A review in the trade publication Motion Picture Daily said that the series shone a "spotlight on various economic, social and moral problems facing the nation today", adding that it "combines dramatic intensity and civic values".

After three episodes had been broadcast, Pete Rahn wrote in the St. Louis Globe-Democrat that the series "is indeed revolutionary". He anticipated that the program "will meet opposition from some quarters" because it "will surely reach into fields which some viewers consider too shady for TV".

Syndicated media critic John Crosby described episodes as "remarkably well photographed and produced.
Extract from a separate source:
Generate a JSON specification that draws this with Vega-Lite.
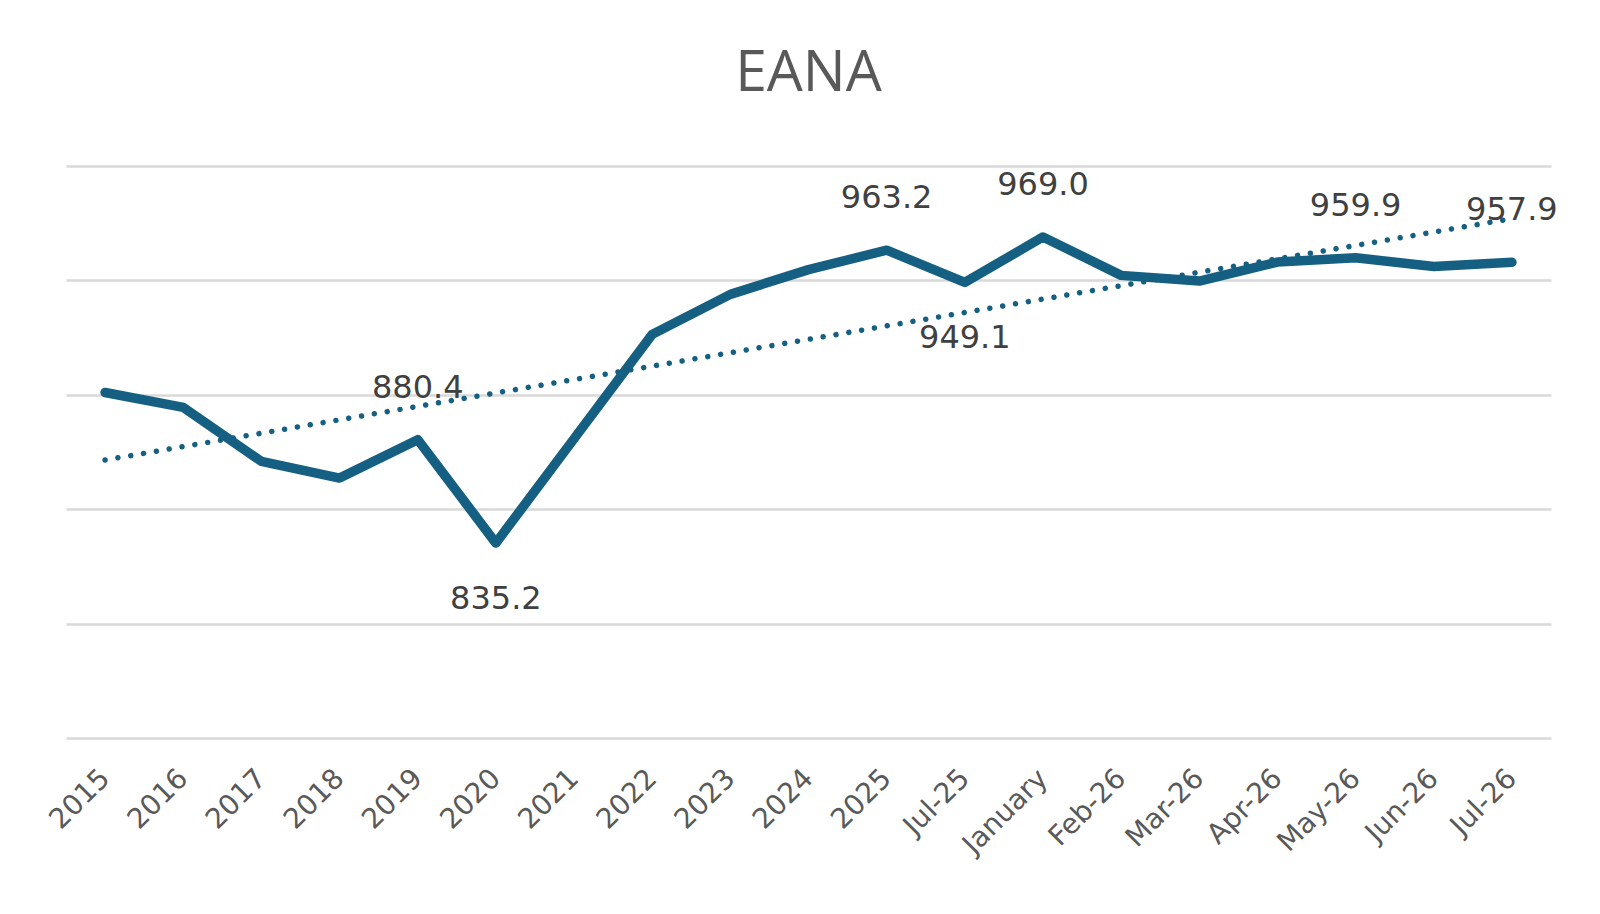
{
  "$schema": "https://vega.github.io/schema/vega-lite/v6.json",
  "width": 1485,
  "height": 572,
  "autosize": {"type": "none"},
  "padding": {"left": 66, "top": 166, "right": 49, "bottom": 176},
  "background": "#ffffff",
  "title": {
    "text": "EANA",
    "font": "Liberation Sans Narrow, Open Sans",
    "fontSize": 57,
    "fontWeight": "normal",
    "color": "#595959",
    "anchor": "middle",
    "baseline": "alphabetic",
    "offset": 73,
    "dy": 55
  },
  "datasets": {
    "eana": [
      {"period": "2015", "value": 901.0},
      {"period": "2016", "value": 894.5},
      {"period": "2017", "value": 870.9},
      {"period": "2018", "value": 863.6},
      {"period": "2019", "value": 880.4},
      {"period": "2020", "value": 835.2},
      {"period": "2021", "value": 880.8},
      {"period": "2022", "value": 926.4},
      {"period": "2023", "value": 943.9},
      {"period": "2024", "value": 954.7},
      {"period": "2025", "value": 963.2},
      {"period": "Jul-25", "value": 949.1},
      {"period": "January", "value": 969.0},
      {"period": "Feb-26", "value": 952.2},
      {"period": "Mar-26", "value": 949.7},
      {"period": "Apr-26", "value": 958.0},
      {"period": "May-26", "value": 959.9},
      {"period": "Jun-26", "value": 956.1},
      {"period": "Jul-26", "value": 957.9}
    ],
    "trend": [
      {"period": "2015", "trend": 871.5},
      {"period": "Jul-26", "trend": 977.0}
    ]
  },
  "layer": [
    {
      "data": {"name": "trend"},
      "mark": {"type": "line", "color": "#156082", "strokeWidth": 5.5, "strokeCap": "round", "strokeDash": [0.01, 13]},
      "encoding": {
        "x": {"field": "period", "type": "nominal"},
        "y": {"field": "trend", "type": "quantitative"}
      }
    },
    {
      "data": {"name": "eana"},
      "mark": {"type": "line", "color": "#156082", "strokeWidth": 9.5, "strokeCap": "round", "strokeJoin": "round"},
      "encoding": {
        "x": {
          "field": "period",
          "type": "nominal",
          "title": null,
          "scale": {
            "type": "point",
            "padding": 0.5,
            "domain": ["2015", "2016", "2017", "2018", "2019", "2020", "2021", "2022", "2023", "2024", "2025", "Jul-25", "January", "Feb-26", "Mar-26", "Apr-26", "May-26", "Jun-26", "Jul-26"]
          },
          "axis": {
            "labelAngle": -45,
            "labelFont": "DejaVu Sans",
            "labelFontSize": 28,
            "labelColor": "#595959",
            "labelPadding": 36,
            "ticks": false,
            "domain": false,
            "grid": false
          }
        },
        "y": {
          "field": "value",
          "type": "quantitative",
          "title": null,
          "scale": {"domain": [750, 1000], "nice": false, "zero": false},
          "axis": {
            "values": [750, 800, 850, 900, 950, 1000],
            "labels": false,
            "ticks": false,
            "domain": false,
            "grid": true,
            "gridColor": "#d9d9d9",
            "gridWidth": 2.5
          }
        }
      }
    },
    {
      "data": {"name": "eana"},
      "transform": [{"filter": {"field": "period", "oneOf": ["2019", "2025", "January", "May-26", "Jul-26"]}}],
      "mark": {"type": "text", "font": "DejaVu Sans", "fontSize": 32, "color": "#404040", "baseline": "alphabetic", "dy": -42},
      "encoding": {
        "x": {"field": "period", "type": "nominal"},
        "y": {"field": "value", "type": "quantitative"},
        "text": {"field": "value", "type": "quantitative", "format": ".1f"}
      }
    },
    {
      "data": {"name": "eana"},
      "transform": [{"filter": {"field": "period", "oneOf": ["2020", "Jul-25"]}}],
      "mark": {"type": "text", "font": "DejaVu Sans", "fontSize": 32, "color": "#404040", "baseline": "alphabetic", "dy": 66},
      "encoding": {
        "x": {"field": "period", "type": "nominal"},
        "y": {"field": "value", "type": "quantitative"},
        "text": {"field": "value", "type": "quantitative", "format": ".1f"}
      }
    }
  ],
  "config": {"view": {"stroke": null}}
}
He also wrote, "The subjects — some of them, not all of them — are very much on the side of sensationalism, but the treatment is as restrained as you can get with those subjects."

Sid Shalit, writing in the Daily News, described a drug addict's description of her situation "one of the most tragic sights ever seen on television" but added that overall the topic "was handled constructively and in good taste".